Provided data

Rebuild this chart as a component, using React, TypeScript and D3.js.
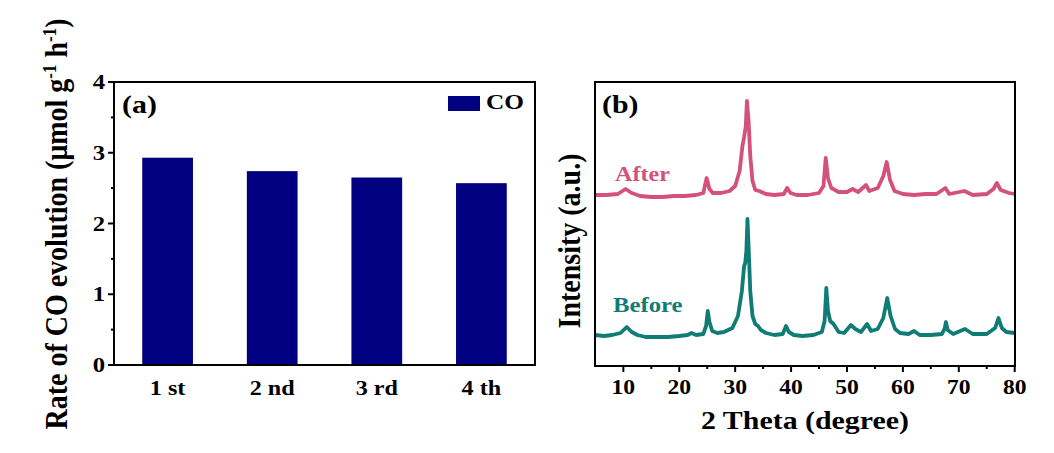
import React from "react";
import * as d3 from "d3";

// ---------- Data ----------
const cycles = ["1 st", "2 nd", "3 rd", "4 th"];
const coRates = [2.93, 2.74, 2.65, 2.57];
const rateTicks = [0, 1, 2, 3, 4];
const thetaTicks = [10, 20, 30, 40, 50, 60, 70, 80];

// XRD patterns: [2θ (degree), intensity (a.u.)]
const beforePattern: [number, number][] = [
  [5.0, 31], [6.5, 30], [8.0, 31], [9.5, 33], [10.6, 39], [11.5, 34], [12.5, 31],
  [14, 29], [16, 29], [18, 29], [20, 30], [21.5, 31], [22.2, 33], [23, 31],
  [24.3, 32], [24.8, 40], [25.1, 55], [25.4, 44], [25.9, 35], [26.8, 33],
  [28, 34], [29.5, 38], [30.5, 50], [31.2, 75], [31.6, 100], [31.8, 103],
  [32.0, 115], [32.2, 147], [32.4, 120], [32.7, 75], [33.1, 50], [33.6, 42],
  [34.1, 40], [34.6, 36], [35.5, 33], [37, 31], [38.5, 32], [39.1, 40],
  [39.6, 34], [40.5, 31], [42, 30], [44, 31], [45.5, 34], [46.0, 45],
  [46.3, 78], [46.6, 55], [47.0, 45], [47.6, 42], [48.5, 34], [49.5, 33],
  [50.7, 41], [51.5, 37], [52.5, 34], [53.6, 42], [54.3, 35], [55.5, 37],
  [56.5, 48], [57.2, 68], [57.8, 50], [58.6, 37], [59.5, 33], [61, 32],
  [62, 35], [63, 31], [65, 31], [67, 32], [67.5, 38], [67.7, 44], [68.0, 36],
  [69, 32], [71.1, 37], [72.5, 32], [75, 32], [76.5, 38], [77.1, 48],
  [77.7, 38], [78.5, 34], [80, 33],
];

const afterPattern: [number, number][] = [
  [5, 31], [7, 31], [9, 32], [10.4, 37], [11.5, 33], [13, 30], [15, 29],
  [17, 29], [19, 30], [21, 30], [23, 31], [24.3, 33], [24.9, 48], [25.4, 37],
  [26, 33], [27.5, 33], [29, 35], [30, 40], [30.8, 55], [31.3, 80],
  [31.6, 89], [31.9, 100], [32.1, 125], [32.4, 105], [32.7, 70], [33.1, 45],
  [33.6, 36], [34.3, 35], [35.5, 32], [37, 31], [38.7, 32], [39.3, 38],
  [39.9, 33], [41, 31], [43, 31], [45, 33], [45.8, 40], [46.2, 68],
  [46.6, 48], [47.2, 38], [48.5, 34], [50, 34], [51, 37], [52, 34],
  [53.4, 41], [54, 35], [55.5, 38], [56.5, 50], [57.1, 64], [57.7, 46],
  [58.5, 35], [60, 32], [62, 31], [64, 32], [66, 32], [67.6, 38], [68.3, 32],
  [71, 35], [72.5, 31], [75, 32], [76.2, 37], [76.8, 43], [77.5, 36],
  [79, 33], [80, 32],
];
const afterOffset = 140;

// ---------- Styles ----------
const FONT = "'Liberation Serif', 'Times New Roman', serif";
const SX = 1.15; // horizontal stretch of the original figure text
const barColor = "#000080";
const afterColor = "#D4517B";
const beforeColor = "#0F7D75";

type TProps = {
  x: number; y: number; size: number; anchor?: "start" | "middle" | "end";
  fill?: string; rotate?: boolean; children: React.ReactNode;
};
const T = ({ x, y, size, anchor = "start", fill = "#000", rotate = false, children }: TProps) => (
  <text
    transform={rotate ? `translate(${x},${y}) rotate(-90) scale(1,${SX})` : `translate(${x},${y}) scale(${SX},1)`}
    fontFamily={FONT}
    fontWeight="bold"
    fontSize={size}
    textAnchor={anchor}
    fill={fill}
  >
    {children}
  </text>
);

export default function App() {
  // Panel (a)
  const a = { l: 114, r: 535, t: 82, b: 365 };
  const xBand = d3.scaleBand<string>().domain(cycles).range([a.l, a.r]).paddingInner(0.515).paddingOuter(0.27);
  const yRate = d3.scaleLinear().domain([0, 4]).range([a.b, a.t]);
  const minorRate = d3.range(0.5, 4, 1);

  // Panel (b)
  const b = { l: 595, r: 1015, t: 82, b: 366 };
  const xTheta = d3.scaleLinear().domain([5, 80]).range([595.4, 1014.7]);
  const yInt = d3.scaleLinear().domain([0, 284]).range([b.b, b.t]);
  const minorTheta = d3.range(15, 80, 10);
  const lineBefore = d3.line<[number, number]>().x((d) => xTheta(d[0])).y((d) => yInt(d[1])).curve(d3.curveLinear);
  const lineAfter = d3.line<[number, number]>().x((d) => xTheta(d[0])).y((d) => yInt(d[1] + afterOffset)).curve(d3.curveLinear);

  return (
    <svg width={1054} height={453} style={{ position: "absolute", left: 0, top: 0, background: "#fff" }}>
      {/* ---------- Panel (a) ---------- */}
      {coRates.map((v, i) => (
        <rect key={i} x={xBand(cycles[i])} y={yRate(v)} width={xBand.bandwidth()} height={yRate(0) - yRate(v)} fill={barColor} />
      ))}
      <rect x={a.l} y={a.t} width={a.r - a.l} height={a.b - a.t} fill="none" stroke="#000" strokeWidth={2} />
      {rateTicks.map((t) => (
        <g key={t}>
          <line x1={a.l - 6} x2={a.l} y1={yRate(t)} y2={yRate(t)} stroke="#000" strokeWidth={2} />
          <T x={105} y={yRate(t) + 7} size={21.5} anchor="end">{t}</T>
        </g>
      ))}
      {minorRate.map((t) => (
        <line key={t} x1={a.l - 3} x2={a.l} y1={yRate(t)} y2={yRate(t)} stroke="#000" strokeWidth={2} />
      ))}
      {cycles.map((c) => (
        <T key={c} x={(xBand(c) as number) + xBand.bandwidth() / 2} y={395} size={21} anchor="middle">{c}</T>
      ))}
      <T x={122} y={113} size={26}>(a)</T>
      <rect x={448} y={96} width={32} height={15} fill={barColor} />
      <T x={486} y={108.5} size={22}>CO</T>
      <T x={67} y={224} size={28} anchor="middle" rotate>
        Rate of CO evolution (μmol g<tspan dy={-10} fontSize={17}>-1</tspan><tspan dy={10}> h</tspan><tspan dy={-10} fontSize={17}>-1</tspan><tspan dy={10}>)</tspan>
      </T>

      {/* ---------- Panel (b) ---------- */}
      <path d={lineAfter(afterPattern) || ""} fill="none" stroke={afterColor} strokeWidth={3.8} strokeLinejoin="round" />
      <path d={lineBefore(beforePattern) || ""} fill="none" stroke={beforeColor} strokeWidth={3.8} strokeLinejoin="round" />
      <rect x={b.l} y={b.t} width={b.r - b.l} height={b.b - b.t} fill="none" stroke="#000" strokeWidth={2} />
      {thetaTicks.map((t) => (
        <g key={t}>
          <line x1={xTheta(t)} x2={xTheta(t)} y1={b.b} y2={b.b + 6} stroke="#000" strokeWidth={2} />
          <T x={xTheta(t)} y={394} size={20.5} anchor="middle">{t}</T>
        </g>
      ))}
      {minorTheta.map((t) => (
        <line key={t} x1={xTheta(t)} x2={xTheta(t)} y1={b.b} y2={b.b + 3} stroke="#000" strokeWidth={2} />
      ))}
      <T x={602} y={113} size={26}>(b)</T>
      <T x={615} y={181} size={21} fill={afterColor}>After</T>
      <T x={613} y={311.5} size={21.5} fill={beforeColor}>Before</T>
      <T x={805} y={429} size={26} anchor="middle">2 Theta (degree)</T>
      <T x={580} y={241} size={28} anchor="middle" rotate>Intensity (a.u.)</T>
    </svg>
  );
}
...
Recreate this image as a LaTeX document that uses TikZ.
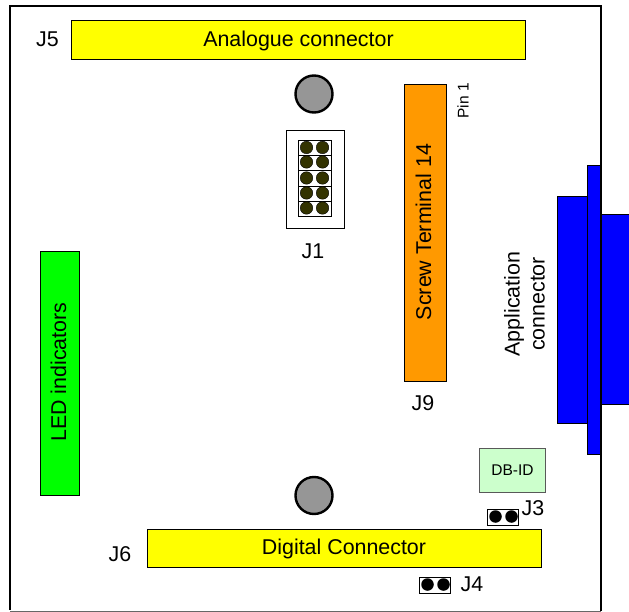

What you have to do
Word for word, repeat the lines above from the one with "Rebuild this chart" through the one with "const thetaTicks = [10, 20, 30, 40, 50, 60, 70, 80];", and nothing beyond them. Omit the pictures.

Solution
Rebuild this chart as a component, using React, TypeScript and D3.js.
import React from "react";
import * as d3 from "d3";

// ---------- Data ----------
const cycles = ["1 st", "2 nd", "3 rd", "4 th"];
const coRates = [2.93, 2.74, 2.65, 2.57];
const rateTicks = [0, 1, 2, 3, 4];
const thetaTicks = [10, 20, 30, 40, 50, 60, 70, 80];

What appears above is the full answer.